DevOps is much more of a methodology, process and cultural change than anything else. The concept borrows heavily from existing manufacturing methodologies and practices such as Lean and Kanban and extends existing thinking around lean software development to the enterprise.  Whereas the traditional software development approach is based on a “push” model, DevOps focuses on building a continuous delivery pipeline in which things are “pulled” actively by different teams as required to keep the pipeline going at all times.   It takes the agile development and delivery methodologies such as Scrum and XP and extends them into operations so as to enable not just agile development, but agile delivery as well.  And it attempts to address the frequently cantankerous relationship between those traditionally separated groups of development and operations into a synergistic mutually supportive one.
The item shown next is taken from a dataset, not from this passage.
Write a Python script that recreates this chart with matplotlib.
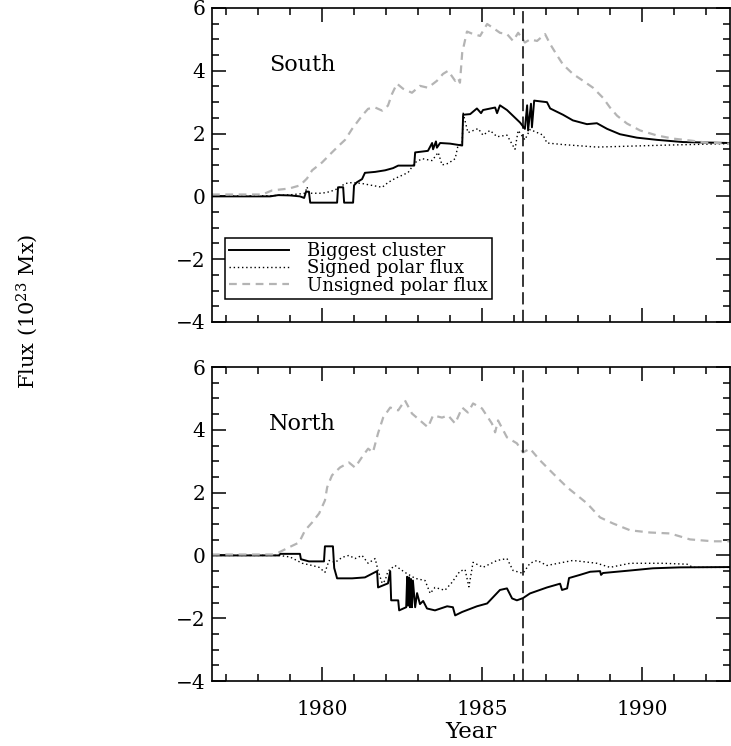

Even within the development sphere, DevOps aims to bring various players including development, testing & QA, and build management together by encouraging teams to take on responsibilities beyond their immediate role (e.g., development taking on more of testing) and empowering traditionally relegated roles to positions of influence (e.g., build manager taking developers to task for fixing broken builds).
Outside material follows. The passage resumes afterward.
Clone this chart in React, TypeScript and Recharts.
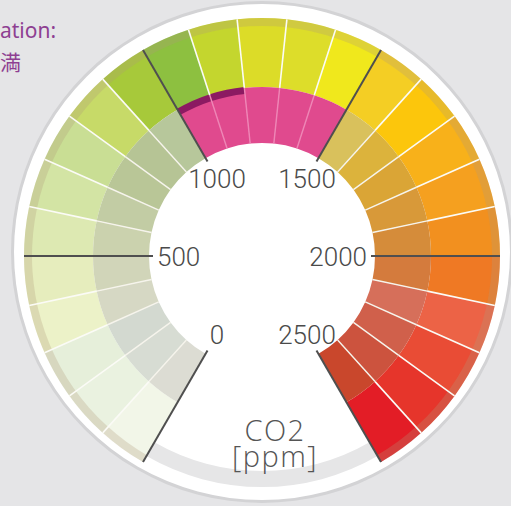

We are still in early days with the DevOps movement, and until we witness real life references and case studies of how DevOps has been implemented end-to-end, learning about DevOps will be a bit of an academic exercise.  Having said that, some literature does come close to actually articulating what it means to put in practice such concepts as Continuous Delivery and Continuous Integration.  To the curious, I would recommend the Martin Fowler Signature Series of books on the two topics.  Although agonizingly technical, the two books do a good job of getting down to the brasstacks. My future posts on DevOps will be an attempt to synthesize some of the teachings from those books into management summaries.